A report from the Consultation Committee was tabled, and its recommendations adopted, on November 3rd, 2010.
One recommendation read:
The Committee agreed that the current consultation framework should include the following information to better inform the community about Council consultation processes.
The benefits of community engagement;
Principles for undertaking community engagement;
How Council will communicate and engage with the community; and
Tools that Council will use to engage with the community.
Recommendation: Officers to review the ‘Six sets (sic) to community consultation’ paper approved by Council in 2007.
Moved Cr Pilling, Seconded Cr Hyams. Motion Carried.
The above motion inevitably leads to questions:
- Is the objective of the recommendation merely to ‘better inform’ – that is, will the ‘review’ actually alter/adapt/amend anything that is currently contained in the policy? Or will it merely represent another exercise in ‘spin’?
- In requesting a ‘review’ by officers, which will presumably then come before council for decision, will the public have an opportunity for comment? Ironically, will the community be ‘consulted’ on this new version of the ‘consultation’ policy? Or will council again rubber stamp a document written, directed, and engineered by officers and the public will be excluded from comment?
- With what confidence can the community accept that this will be a fair dinkum review of ‘consultation’, when all the directives involve ‘engagement’ as opposed to ‘consultation’. The difference is fundamental to outcomes. Does this therefore represent a lack of knowledge by councillors, or a deliberate manoeuvring – in short a ‘clayton’s review’?
- Will this review provide what is currently missing – detailed scenarios, criteria, and performance and evaluation measures that clearly and unequivocably establish the VARIETY of consultation methods for each possible project, policy, master plan, etc.

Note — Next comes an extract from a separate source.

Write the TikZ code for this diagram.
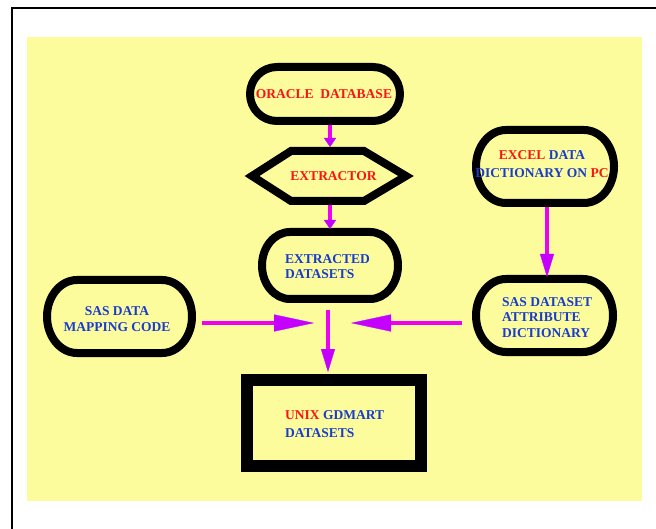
\documentclass[tikz,border=0pt]{standalone}
\usepackage{fontspec}
\setmainfont{Liberation Serif}
\usetikzlibrary{arrows.meta}
\definecolor{bgyellow}{RGB}{252,252,156}
\definecolor{txtred}{RGB}{250,20,20}
\definecolor{txtblue}{RGB}{25,60,205}
\definecolor{flowline}{RGB}{238,0,240}
\definecolor{flowhead}{RGB}{196,0,255}
\newcommand\stadiumpath[5]{%
  \draw[border] ({#1-#3/2+#5},{#2-#4/2}) -- ({#1+#3/2-#5},{#2-#4/2})
    arc[start angle=-90,end angle=90,x radius=#5,y radius={#4/2}]
    -- ({#1-#3/2+#5},{#2+#4/2})
    arc[start angle=90,end angle=270,x radius=#5,y radius={#4/2}] -- cycle;}
\tikzset{
  border/.style={draw=black, line width=8pt, line join=round},
  shapebox/.style={inner sep=0pt, outer sep=0pt, draw=none},
  lbl/.style={font=\fontsize{13.5}{15.5}\selectfont\bfseries, inner sep=0pt, text=txtblue},
  flow/.style={draw=flowline, line width=3.5pt},
  smallhead/.style={-{Triangle[length=9pt,width=12pt,line width=0.3pt,color=flowhead]}},
  midhead/.style={-{Triangle[length=23pt,width=14pt,line width=0.3pt,color=flowhead]}},
  bighead/.style={-{Triangle[length=40pt,width=17pt,line width=0.3pt,color=flowhead]}},
}
\begin{document}
\begin{tikzpicture}[x=1pt,y=-1pt]
\useasboundingbox (0,0) rectangle (656,529);
\fill[white] (0,0) rectangle (656,529);
% outer frame
\draw[line width=2.5pt] (12,529) -- (12,8) -- (656,8);
% yellow background
\fill[bgyellow] (27,37) rectangle (642,501);

% shapes (named nodes = outer extents)
\node[shapebox, minimum width=158pt, minimum height=62pt] (oracle) at (325,94) {};
\stadiumpath{325}{94}{150}{54}{27}
\node[shapebox, minimum width=168pt, minimum height=58pt] (extractor) at (329,176) {};
\draw[border, line join=miter] (252,176) -- (291,151) -- (364,151) -- (406,176) -- (364,201) -- (291,201) -- cycle;
\node[shapebox, minimum width=144pt, minimum height=75pt] (extracted) at (330,265.5) {};
\stadiumpath{330}{265.5}{136}{67}{28}
\node[shapebox, minimum width=153pt, minimum height=81pt] (sasmap) at (119.5,316.5) {};
\stadiumpath{119.5}{316.5}{145}{73}{30}
\node[shapebox, minimum width=146pt, minimum height=81pt] (excel) at (545,166.5) {};
\stadiumpath{545}{166.5}{138}{73}{30}
\node[shapebox, minimum width=145pt, minimum height=81pt] (sasds) at (544.5,315.5) {};
\stadiumpath{544.5}{315.5}{137}{73}{30}
\node[shapebox, minimum width=187pt, minimum height=98pt] (unix) at (333.5,423) {};
\draw[black, line width=12pt] (246.5,380) rectangle (420.5,466);

% texts
\node[lbl, text=txtred] (t-oracle) at (324,94) {ORACLE\ \ DATABASE};
\node[lbl, text=txtred] (t-extractor) at (333.5,176.5) {EXTRACTOR};
\node[lbl, anchor=west, align=left, font=\fontsize{13.5}{15}\selectfont\bfseries] (t-extracted) at (285,267) {EXTRACTED\\DATASETS};
\node[lbl, align=center] (t-sasmap) at (117,319) {SAS DATA\\MAPPING CODE};
\node[lbl, align=center, font=\fontsize{13.5}{18}\selectfont\bfseries] (t-excel) at (542,164) {\textcolor{txtred}{EXCEL} DATA\\DICTIONARY ON \textcolor{txtred}{PC}};
\node[lbl, anchor=west, align=left] (t-sasds) at (502,317.5) {SAS DATASET\\ATTRIBUTE\\DICTIONARY};
\node[lbl, anchor=west, align=left, font=\fontsize{13.5}{18}\selectfont\bfseries] (t-unix) at (285,424) {\textcolor{txtred}{UNIX} GDMART\\DATASETS};

% free ends of the merging arrows
\coordinate (mL) at (314,323);
\coordinate (mR) at (351,323);

% connectors
\draw[flow, smallhead] ([xshift=5pt]oracle.south) -- ([xshift=1pt]extractor.north);
\draw[flow, smallhead] ([xshift=1pt]extractor.south) -- ([yshift=-1pt]extracted.north);
\draw[flow, midhead] ([xshift=2pt]excel.south) -- ([xshift=2.5pt,yshift=-2pt]sasds.north);
\draw[flow, bighead, shorten <=6pt] (sasmap.east |- mL) -- (mL);
\draw[flow, bighead, shorten <=10pt] (sasds.west |- mR) -- (mR);
\draw[flow, midhead, shorten <=7pt, shorten >=2pt] ([xshift=-2pt]extracted.south) -- ([xshift=-5.5pt]unix.north);
\end{tikzpicture}
\end{document}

In other words, will the community have council’s commitment to utilise a multiplicity of ‘consultation methods’ that are correlated with the perceived impact of any policy? For example: will council commit to a policy that mandates the use of three ‘consultation’ methods when the potential impact of the proposal is likely to affect 20% of the community? Or four methods when the impact will reach 40% of the community? Or will it become mandatory that all methods are used for something as vital as the budget, the council plan, or issues such as the racecourse?
- Will there be any recommendations that list options to IMPROVE current methodology and method?
Of course, any consultation policy, methodology, and method is only as good as the underlying philosophies and practices which generate the policy. If there is real commitment to ‘engage and consult’ in order to better inform decision making, then it is likely that anything will work. When however, we have a situation that is designed to merely pay lip service to such principles, then all methods will produce the desired result! Time will tell with this one!